"Don’t be afraid of what others think. There are tons of other women out there who understand you, relate with you, and are here to support you.˝
It’s never too late to work on your dreams and focus on yourself. Sundeep Kaur Sekhon’s success is a testament to doing what really makes you happy. In July, Sundeep was crowned Miss BC World 2020. She went on to participate in the recently-held Miss Canada World pageant. The 28-year-old is an inspiration for many South Asian females who want to create their own path and not the one they are expected to follow.
Sundeep, fondly known as Sandy, always had a love for performing and the arts. “I’ve walked the ramp at Vancouver Fashion Week, participated in bhangra and giddha competitions, and emceed many events so it’s no secret that I enjoy being on stage,” she reveals. But growing up thinking she had to follow a traditional timeline of career, marriage and kids, she never fully immersed herself in other interests, and participating in a pageant was definitely not on her checklist. “As I grew older and thought more about the kind of life I wanted to live and what would make me content, my goals started to shift,” she shares. In the last five years, she did a lot of travelling, met many new people, started her own photography business Captured by Sandy, and began to explore her other interests. So when she saw an ad for Miss BC World 2020 back in March, it almost seemed meant to be.
“I don’t like to hold myself back anymore and I thought why not give it a shot! What intrigued me even more was Miss World’s Beauty with a Purpose initiative. I was excited that I could use a stage like Miss World to talk about something I’m very passionate about such as gender equity,” recalls the marketing professional.
Miss BC World 2020 was a two-day event with the first day dedicated to training and the next to the pageant itself. “I think the judges appreciated my confidence. I was happy to be on stage and because of my personal experiences, I could genuinely show passion for the message I was sharing,” says Sundeep about her experience. Her win as Miss BC World 2020 completely caught her off guard. “Having had no prior pageant experience, it felt like a huge win. Although I didn’t have any formal training, it was definitely a nod to the hard work I’ve put into my other interests in the arts over the years,” expresses Miss BC World 2020.
In October, Sundeep participated in the Miss World Canada pageant in Toronto. “It was a week-long affair with segments like a fitness test, fashion show, and a talent show,” states Sundeep who was happy to showcase her journey to inspire other women to enter. “I want to see more women and young girls that look like me on that stage; more Punjabi women.” When asked about her biggest takeaway from both pageants, Sundeep answers that it “is a reminder to never hold myself back again! You never know what an opportunity may lead to. I never imagined winning, let alone having an opportunity such as this to share my story and platform with others.”
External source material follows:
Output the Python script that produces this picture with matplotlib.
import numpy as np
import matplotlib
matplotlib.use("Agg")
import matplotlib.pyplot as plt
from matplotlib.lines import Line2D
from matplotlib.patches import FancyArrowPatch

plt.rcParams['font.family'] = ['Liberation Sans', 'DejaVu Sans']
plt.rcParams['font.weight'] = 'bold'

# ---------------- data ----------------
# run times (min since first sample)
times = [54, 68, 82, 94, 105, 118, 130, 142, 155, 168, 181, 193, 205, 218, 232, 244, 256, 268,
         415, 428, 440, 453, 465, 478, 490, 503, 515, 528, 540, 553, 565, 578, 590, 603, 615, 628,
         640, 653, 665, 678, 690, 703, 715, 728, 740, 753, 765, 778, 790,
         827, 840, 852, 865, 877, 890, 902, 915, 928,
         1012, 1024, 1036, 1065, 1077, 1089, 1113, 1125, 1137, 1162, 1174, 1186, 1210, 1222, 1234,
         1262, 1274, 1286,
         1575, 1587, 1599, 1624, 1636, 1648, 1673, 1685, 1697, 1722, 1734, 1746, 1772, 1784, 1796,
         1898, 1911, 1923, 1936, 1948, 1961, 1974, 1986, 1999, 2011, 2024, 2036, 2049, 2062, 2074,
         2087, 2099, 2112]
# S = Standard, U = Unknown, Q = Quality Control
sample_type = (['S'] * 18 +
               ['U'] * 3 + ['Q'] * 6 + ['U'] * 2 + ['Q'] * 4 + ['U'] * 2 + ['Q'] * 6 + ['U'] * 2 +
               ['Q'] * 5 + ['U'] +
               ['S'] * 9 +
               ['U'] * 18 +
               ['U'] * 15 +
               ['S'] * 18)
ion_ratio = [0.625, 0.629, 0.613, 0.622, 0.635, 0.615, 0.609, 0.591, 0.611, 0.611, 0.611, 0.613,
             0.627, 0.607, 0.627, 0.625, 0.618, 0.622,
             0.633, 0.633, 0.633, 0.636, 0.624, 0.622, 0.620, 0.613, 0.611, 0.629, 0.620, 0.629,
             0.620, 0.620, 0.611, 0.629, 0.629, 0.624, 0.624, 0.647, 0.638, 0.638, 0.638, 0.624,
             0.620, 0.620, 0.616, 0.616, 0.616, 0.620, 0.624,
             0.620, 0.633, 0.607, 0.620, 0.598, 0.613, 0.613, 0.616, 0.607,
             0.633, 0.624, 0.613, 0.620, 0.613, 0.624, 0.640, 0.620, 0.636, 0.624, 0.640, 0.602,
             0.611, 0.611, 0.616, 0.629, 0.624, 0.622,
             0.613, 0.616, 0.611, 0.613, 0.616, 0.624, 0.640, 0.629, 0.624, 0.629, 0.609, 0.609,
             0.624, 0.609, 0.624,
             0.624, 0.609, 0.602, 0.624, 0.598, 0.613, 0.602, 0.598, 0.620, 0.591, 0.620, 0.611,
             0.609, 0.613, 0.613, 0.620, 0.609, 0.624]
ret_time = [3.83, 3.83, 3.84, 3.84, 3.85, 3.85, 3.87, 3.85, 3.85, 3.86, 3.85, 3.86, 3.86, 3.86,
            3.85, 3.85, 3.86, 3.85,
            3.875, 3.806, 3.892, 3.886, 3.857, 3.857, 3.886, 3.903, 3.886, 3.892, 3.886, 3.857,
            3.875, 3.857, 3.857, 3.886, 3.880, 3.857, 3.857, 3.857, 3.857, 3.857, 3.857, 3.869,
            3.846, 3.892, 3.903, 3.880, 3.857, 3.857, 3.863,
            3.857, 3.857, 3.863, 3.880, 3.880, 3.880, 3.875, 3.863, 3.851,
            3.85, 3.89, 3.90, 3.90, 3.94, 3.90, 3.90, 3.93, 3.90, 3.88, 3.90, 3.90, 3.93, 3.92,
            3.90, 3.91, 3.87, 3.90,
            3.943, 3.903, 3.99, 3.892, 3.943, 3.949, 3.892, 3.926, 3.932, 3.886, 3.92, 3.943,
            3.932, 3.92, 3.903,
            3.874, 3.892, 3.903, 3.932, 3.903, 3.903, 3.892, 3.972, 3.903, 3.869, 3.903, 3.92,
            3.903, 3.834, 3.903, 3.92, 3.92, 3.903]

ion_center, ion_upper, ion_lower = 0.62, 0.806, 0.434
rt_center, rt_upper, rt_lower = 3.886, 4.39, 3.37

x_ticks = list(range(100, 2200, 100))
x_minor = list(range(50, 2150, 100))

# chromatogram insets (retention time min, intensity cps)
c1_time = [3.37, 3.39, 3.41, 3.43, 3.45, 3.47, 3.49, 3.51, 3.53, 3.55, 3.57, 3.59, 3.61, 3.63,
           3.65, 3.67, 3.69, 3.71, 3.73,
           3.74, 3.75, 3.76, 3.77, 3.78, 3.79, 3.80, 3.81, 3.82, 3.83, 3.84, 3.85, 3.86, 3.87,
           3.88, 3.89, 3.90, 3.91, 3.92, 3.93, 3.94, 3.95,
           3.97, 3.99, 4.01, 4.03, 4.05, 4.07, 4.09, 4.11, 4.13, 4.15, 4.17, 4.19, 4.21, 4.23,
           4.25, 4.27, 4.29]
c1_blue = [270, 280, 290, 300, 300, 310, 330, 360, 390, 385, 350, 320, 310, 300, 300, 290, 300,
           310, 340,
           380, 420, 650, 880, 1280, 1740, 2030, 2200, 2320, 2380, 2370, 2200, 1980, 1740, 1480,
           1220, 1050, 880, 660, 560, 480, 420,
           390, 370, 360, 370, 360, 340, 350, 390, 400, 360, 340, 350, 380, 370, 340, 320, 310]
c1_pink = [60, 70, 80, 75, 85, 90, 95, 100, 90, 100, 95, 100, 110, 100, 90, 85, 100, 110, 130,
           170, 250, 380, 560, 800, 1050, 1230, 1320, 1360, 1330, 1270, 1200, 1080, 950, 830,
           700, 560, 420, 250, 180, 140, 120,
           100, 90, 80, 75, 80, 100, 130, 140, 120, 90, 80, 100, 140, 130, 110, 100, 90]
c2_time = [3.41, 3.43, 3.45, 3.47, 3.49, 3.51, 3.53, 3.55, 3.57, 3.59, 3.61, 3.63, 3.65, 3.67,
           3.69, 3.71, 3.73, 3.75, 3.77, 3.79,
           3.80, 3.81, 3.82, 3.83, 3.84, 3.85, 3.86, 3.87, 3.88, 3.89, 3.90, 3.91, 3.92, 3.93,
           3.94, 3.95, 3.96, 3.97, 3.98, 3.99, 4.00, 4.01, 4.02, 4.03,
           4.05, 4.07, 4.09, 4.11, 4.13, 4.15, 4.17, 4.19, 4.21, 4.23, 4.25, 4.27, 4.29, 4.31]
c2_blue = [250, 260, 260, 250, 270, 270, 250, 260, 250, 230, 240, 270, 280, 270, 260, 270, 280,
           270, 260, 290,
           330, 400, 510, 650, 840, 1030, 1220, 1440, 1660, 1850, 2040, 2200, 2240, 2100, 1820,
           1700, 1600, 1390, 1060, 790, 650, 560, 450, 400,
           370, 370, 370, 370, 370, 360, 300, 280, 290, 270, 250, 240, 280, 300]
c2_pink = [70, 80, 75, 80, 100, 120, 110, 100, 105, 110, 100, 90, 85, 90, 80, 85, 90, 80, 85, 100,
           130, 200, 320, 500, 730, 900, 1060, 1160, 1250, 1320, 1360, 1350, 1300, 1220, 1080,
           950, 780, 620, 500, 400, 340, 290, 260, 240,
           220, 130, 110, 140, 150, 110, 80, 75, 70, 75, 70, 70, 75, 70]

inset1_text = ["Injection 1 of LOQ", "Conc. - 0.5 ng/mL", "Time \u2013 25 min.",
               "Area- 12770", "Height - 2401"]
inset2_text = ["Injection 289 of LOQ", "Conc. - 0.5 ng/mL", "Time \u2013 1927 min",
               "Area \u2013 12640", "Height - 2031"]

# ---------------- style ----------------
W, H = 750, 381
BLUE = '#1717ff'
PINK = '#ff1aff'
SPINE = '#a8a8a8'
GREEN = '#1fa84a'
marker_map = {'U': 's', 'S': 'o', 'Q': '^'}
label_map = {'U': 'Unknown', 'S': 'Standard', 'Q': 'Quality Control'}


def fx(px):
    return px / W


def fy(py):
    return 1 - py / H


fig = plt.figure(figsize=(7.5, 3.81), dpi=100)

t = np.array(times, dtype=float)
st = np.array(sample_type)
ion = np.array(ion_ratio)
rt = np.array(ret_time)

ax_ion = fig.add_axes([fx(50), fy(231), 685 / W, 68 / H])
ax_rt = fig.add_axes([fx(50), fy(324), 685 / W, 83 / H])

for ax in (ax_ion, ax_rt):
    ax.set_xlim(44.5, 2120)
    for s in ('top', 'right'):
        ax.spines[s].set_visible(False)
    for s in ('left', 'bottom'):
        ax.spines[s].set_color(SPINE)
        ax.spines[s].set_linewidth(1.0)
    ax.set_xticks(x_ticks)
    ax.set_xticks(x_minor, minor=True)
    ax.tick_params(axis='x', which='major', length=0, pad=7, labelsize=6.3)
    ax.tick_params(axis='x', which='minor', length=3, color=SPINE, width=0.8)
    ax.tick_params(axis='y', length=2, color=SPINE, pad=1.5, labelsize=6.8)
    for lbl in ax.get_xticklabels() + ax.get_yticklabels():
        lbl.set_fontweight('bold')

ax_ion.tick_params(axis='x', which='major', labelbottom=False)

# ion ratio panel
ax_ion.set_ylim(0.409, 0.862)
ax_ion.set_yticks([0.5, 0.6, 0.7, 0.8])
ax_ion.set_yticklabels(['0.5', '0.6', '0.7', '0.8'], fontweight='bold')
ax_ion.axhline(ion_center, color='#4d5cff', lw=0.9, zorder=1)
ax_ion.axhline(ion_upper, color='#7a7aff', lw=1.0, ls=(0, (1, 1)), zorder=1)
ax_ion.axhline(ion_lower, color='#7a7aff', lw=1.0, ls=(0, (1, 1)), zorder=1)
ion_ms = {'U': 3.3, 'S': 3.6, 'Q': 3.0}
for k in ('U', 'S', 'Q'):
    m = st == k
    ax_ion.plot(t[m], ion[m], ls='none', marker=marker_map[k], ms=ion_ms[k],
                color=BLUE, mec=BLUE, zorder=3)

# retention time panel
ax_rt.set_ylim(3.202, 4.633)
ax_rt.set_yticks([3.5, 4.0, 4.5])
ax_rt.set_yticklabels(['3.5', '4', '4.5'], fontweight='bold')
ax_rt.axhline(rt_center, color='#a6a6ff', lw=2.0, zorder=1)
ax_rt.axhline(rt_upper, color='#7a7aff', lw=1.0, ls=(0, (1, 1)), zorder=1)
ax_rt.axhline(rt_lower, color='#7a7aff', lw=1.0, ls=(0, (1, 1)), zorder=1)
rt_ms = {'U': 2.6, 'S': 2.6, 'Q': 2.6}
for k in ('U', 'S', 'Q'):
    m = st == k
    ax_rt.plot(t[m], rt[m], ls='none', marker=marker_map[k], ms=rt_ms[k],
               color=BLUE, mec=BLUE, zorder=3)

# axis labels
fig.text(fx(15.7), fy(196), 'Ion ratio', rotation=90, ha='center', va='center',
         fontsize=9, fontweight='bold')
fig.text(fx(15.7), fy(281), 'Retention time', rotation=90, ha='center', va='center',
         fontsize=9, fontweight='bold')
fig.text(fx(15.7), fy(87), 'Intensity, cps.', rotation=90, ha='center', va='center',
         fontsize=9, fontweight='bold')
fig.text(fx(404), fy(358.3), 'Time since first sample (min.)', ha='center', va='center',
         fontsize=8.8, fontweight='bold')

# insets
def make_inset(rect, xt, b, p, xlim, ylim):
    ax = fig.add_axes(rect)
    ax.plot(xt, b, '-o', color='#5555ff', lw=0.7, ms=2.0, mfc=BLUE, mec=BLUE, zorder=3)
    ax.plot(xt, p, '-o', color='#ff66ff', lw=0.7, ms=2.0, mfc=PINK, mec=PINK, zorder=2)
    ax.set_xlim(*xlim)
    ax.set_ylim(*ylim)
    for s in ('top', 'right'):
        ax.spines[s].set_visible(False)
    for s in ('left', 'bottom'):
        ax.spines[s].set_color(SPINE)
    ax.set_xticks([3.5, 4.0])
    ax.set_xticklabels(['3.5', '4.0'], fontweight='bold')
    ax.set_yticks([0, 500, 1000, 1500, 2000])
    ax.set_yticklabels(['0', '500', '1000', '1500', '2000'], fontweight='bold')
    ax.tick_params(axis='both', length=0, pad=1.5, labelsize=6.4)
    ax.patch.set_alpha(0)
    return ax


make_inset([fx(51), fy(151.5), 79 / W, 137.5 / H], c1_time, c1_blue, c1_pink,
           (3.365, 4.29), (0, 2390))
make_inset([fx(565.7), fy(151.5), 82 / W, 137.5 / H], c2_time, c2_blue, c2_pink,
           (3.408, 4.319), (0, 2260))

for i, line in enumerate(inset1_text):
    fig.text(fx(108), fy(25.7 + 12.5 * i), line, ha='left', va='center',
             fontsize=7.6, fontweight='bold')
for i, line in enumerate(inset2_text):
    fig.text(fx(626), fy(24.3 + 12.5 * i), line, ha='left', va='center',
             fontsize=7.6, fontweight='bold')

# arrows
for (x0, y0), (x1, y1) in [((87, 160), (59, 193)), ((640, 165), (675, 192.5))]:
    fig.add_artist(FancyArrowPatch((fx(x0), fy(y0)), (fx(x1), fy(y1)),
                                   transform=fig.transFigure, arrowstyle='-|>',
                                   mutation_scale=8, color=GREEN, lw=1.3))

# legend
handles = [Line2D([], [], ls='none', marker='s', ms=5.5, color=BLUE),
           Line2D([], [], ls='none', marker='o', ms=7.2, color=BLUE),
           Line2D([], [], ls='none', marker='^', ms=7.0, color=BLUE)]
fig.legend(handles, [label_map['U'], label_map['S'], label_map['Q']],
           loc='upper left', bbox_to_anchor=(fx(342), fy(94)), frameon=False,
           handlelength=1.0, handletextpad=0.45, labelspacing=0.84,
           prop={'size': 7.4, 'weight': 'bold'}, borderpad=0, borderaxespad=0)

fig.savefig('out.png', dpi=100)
Sundeep’s personal experiences and having a front-row seat to the experiences of many women in her life is what got her really passionate about gender equity. “I’ve advocated for it every day by voicing my opinions and standing up for what I think is right in my own life. I’m taking it a step further by opening up to other women and young girls by sharing my stories. I’m building a platform which will allow them to come together and share their own stories,” asserts the young lady. She is striving to create a space where females can inspire and empower one another to break free from gender norms and cultural expectations as a woman.
The Abbotsford-resident believes that gender equity in BC’s South Asian community has definitely progressed in the last 15-20 years, but there’s a long way to go. “There are new families coming to Canada every day and I think many still have those deep-rooted patriarchal values. Since we have quite a large South Asian community here in BC, it makes it very easy to get away with enforcing those values,” she explains. She feels that though women here are privileged to pursue an education, build a career and speak up and voice opinions, the cultural expectations are still there. “It’s important to recognize that a lot of these expectations exist in other cultures too. The fight for gender equity is global,” proclaims Sundeep who is currently working on a project to continue promoting gender equity, primarily in South Asian culture.
Her advice to young women is: “You’re the one that’s going to live your life, so make sure it’s one you want to live. Whatever path you decide to take and the decisions you make, make sure you’re doing it for yourself and not for others. Don’t be afraid of what others think. There are tons of other women out there who understand you, relate with you, and are here to support you.”